Given task: Drop every picture, then transcribe the remaining data exactly.

++++ Recorded data

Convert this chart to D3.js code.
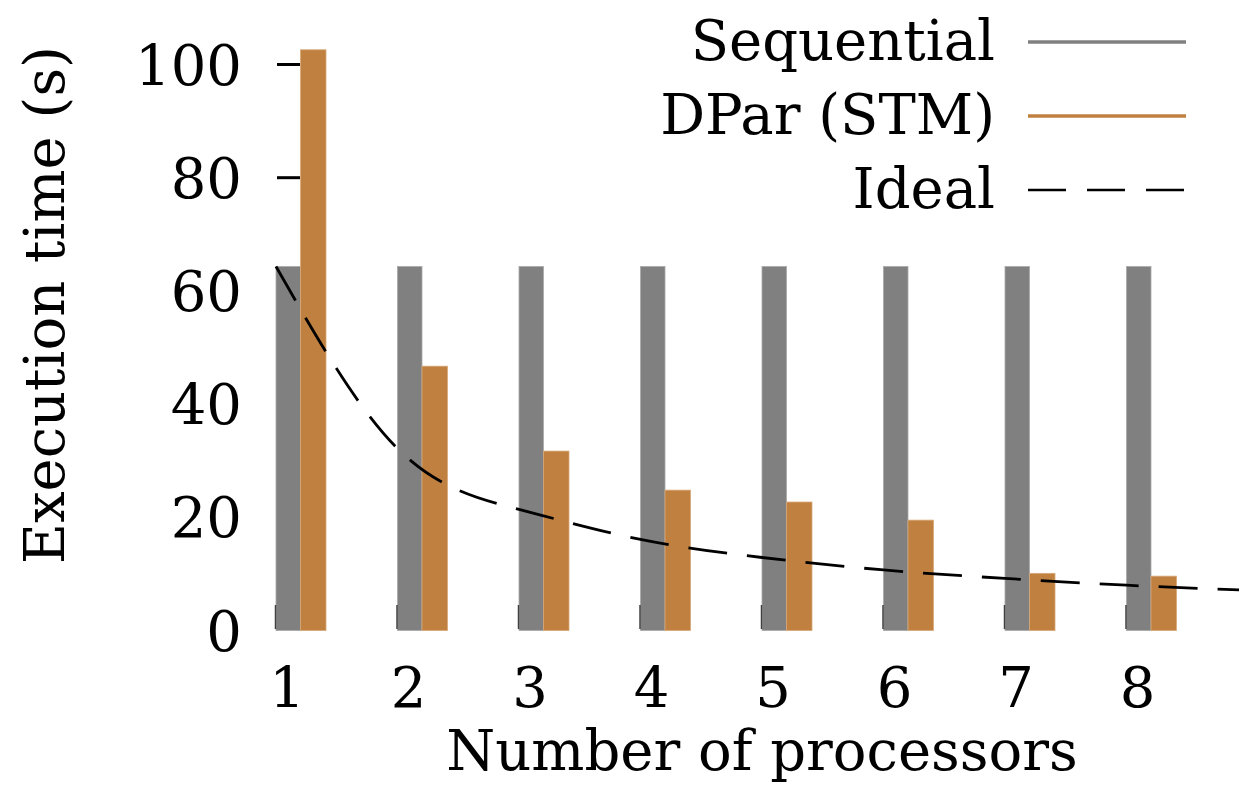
<!DOCTYPE html>
<html>
<head>
<meta charset="utf-8">
<style>
  body { margin: 0; background: #fff; }
  text { font-family: "DejaVu Serif", serif; fill: #000; }
</style>
</head>
<body>
<svg id="chart"></svg>
<script src="https://cdn.jsdelivr.net/npm/d3@7/dist/d3.min.js"></script>
<script>
  // data
  var processors = [1, 2, 3, 4, 5, 6, 7, 8];
  var sequential = [64.3, 64.3, 64.3, 64.3, 64.3, 64.3, 64.3, 64.3];
  var dpar = [102.6, 46.7, 31.7, 24.8, 22.7, 19.5, 10.1, 9.6];
  var idealN = [1, 2, 3, 4, 5, 6, 7, 8, 9];
  var ideal = [64.3, 32.15, 21.4, 16.1, 12.9, 10.7, 9.2, 8.0, 7.1];
  var yTicks = [0, 20, 40, 60, 80, 100];
  var legendNames = ['Sequential', 'DPar (STM)', 'Ideal'];

  var width = 1239, height = 786;
  var grey = '#808080', orange = '#c08040';
  var fs = 56;
  var barW = 24.5;

  var svg = d3.select('#chart').attr('width', width).attr('height', height);

  var x = d3.scaleLinear().domain([1, 8]).range([276, 1126.5]);
  var y = d3.scaleLinear().domain([0, 100]).range([630.5, 64.5]);

  // y ticks (under the bars, the 0 one is hidden by them)
  svg.append('g').selectAll('line').data(yTicks.filter(function(d){ return d > 0; }))
    .enter().append('line')
    .attr('x1', 277).attr('x2', 300)
    .attr('y1', function(d){ return y(d); }).attr('y2', function(d){ return y(d); })
    .attr('stroke', '#000').attr('stroke-width', 3);

  svg.append('g').selectAll('text').data(yTicks).enter().append('text')
    .attr('x', 242).attr('y', function(d){ return y(d); })
    .attr('dy', '0.36em')
    .attr('text-anchor', 'end')
    .style('font-size', fs + 'px')
    .text(function(d){ return d; });

  // bars
  svg.append('g').selectAll('rect').data(processors).enter().append('rect')
    .attr('x', function(d){ return x(d); })
    .attr('y', function(d, i){ return y(sequential[i]); })
    .attr('width', barW)
    .attr('height', function(d, i){ return y(0) - y(sequential[i]); })
    .attr('fill', grey).attr('stroke', '#a8a8a8').attr('stroke-width', 0.8);

  svg.append('g').selectAll('rect').data(processors).enter().append('rect')
    .attr('x', function(d){ return x(d) + barW; })
    .attr('y', function(d, i){ return y(dpar[i]); })
    .attr('width', barW + 1)
    .attr('height', function(d, i){ return y(0) - y(dpar[i]); })
    .attr('fill', orange).attr('stroke', '#d8a878').attr('stroke-width', 0.8);

  // x ticks
  svg.append('g').selectAll('line').data(processors).enter().append('line')
    .attr('x1', function(d){ return x(d) - 0.5; }).attr('x2', function(d){ return x(d) - 0.5; })
    .attr('y1', 605).attr('y2', 629)
    .attr('stroke', '#404040').attr('stroke-width', 1.5);

  svg.append('g').selectAll('text').data(processors).enter().append('text')
    .attr('x', function(d){ return x(d) + 11; })
    .attr('y', 707)
    .attr('text-anchor', 'middle')
    .style('font-size', fs + 'px')
    .text(function(d){ return d; });

  // ideal curve
  var line = d3.line().curve(d3.curveNatural)
    .x(function(d, i){ return x(idealN[i]); })
    .y(function(d){ return y(d); });
  svg.append('clipPath').attr('id', 'clip').append('rect')
    .attr('x', 0).attr('y', 0).attr('width', width).attr('height', height);
  svg.append('path').datum(ideal)
    .attr('clip-path', 'url(#clip)')
    .attr('d', line)
    .attr('fill', 'none').attr('stroke', '#000').attr('stroke-width', 2.8)
    .attr('stroke-dasharray', '39,20');

  // axis titles
  svg.append('text')
    .attr('x', 762).attr('y', 770)
    .attr('text-anchor', 'middle')
    .style('font-size', fs + 'px')
    .text('Number of processors');

  svg.append('text')
    .attr('transform', 'translate(64,305) rotate(-90)')
    .attr('text-anchor', 'middle')
    .style('font-size', fs + 'px')
    .text('Execution time (s)');

  // legend
  var legend = svg.append('g').selectAll('g').data(legendNames).enter().append('g')
    .attr('transform', function(d, i){ return 'translate(0,' + (42 + i * 74) + ')'; });
  legend.append('text')
    .attr('x', 995).attr('y', 18)
    .attr('text-anchor', 'end')
    .style('font-size', fs + 'px')
    .text(function(d){ return d; });
  legend.append('line')
    .attr('x1', 1028).attr('x2', 1186)
    .attr('stroke', function(d, i){ return [grey, orange, '#000'][i]; })
    .attr('stroke-width', function(d, i){ return i == 2 ? 2.6 : 3.5; })
    .attr('stroke-dasharray', function(d, i){ return i == 2 ? '38,21' : null; });
</script>
</body>
</html>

++++++++

Exercise answer:
Convert this chart to D3.js code.
<!DOCTYPE html>
<html>
<head>
<meta charset="utf-8">
<style>
  body { margin: 0; background: #fff; }
  text { font-family: "DejaVu Serif", serif; fill: #000; }
</style>
</head>
<body>
<svg id="chart"></svg>
<script src="https://cdn.jsdelivr.net/npm/d3@7/dist/d3.min.js"></script>
<script>
  // data
  var processors = [1, 2, 3, 4, 5, 6, 7, 8];
  var sequential = [64.3, 64.3, 64.3, 64.3, 64.3, 64.3, 64.3, 64.3];
  var dpar = [102.6, 46.7, 31.7, 24.8, 22.7, 19.5, 10.1, 9.6];
  var idealN = [1, 2, 3, 4, 5, 6, 7, 8, 9];
  var ideal = [64.3, 32.15, 21.4, 16.1, 12.9, 10.7, 9.2, 8.0, 7.1];
  var yTicks = [0, 20, 40, 60, 80, 100];
  var legendNames = ['Sequential', 'DPar (STM)', 'Ideal'];

  var width = 1239, height = 786;
  var grey = '#808080', orange = '#c08040';
  var fs = 56;
  var barW = 24.5;

  var svg = d3.select('#chart').attr('width', width).attr('height', height);

  var x = d3.scaleLinear().domain([1, 8]).range([276, 1126.5]);
  var y = d3.scaleLinear().domain([0, 100]).range([630.5, 64.5]);

  // y ticks (under the bars, the 0 one is hidden by them)
  svg.append('g').selectAll('line').data(yTicks.filter(function(d){ return d > 0; }))
    .enter().append('line')
    .attr('x1', 277).attr('x2', 300)
    .attr('y1', function(d){ return y(d); }).attr('y2', function(d){ return y(d); })
    .attr('stroke', '#000').attr('stroke-width', 3);

  svg.append('g').selectAll('text').data(yTicks).enter().append('text')
    .attr('x', 242).attr('y', function(d){ return y(d); })
    .attr('dy', '0.36em')
    .attr('text-anchor', 'end')
    .style('font-size', fs + 'px')
    .text(function(d){ return d; });

  // bars
  svg.append('g').selectAll('rect').data(processors).enter().append('rect')
    .attr('x', function(d){ return x(d); })
    .attr('y', function(d, i){ return y(sequential[i]); })
    .attr('width', barW)
    .attr('height', function(d, i){ return y(0) - y(sequential[i]); })
    .attr('fill', grey).attr('stroke', '#a8a8a8').attr('stroke-width', 0.8);

  svg.append('g').selectAll('rect').data(processors).enter().append('rect')
    .attr('x', function(d){ return x(d) + barW; })
    .attr('y', function(d, i){ return y(dpar[i]); })
    .attr('width', barW + 1)
    .attr('height', function(d, i){ return y(0) - y(dpar[i]); })
    .attr('fill', orange).attr('stroke', '#d8a878').attr('stroke-width', 0.8);

  // x ticks
  svg.append('g').selectAll('line').data(processors).enter().append('line')
    .attr('x1', function(d){ return x(d) - 0.5; }).attr('x2', function(d){ return x(d) - 0.5; })
    .attr('y1', 605).attr('y2', 629)
    .attr('stroke', '#404040').attr('stroke-width', 1.5);

  svg.append('g').selectAll('text').data(processors).enter().append('text')
    .attr('x', function(d){ return x(d) + 11; })
    .attr('y', 707)
    .attr('text-anchor', 'middle')
    .style('font-size', fs + 'px')
    .text(function(d){ return d; });

  // ideal curve
  var line = d3.line().curve(d3.curveNatural)
    .x(function(d, i){ return x(idealN[i]); })
    .y(function(d){ return y(d); });
  svg.append('clipPath').attr('id', 'clip').append('rect')
    .attr('x', 0).attr('y', 0).attr('width', width).attr('height', height);
  svg.append('path').datum(ideal)
    .attr('clip-path', 'url(#clip)')
    .attr('d', line)
    .attr('fill', 'none').attr('stroke', '#000').attr('stroke-width', 2.8)
    .attr('stroke-dasharray', '39,20');

  // axis titles
  svg.append('text')
    .attr('x', 762).attr('y', 770)
    .attr('text-anchor', 'middle')
    .style('font-size', fs + 'px')
    .text('Number of processors');

  svg.append('text')
    .attr('transform', 'translate(64,305) rotate(-90)')
    .attr('text-anchor', 'middle')
    .style('font-size', fs + 'px')
    .text('Execution time (s)');

  // legend
  var legend = svg.append('g').selectAll('g').data(legendNames).enter().append('g')
    .attr('transform', function(d, i){ return 'translate(0,' + (42 + i * 74) + ')'; });
  legend.append('text')
    .attr('x', 995).attr('y', 18)
    .attr('text-anchor', 'end')
    .style('font-size', fs + 'px')
    .text(function(d){ return d; });
  legend.append('line')
    .attr('x1', 1028).attr('x2', 1186)
    .attr('stroke', function(d, i){ return [grey, orange, '#000'][i]; })
    .attr('stroke-width', function(d, i){ return i == 2 ? 2.6 : 3.5; })
    .attr('stroke-dasharray', function(d, i){ return i == 2 ? '38,21' : null; });
</script>
</body>
</html>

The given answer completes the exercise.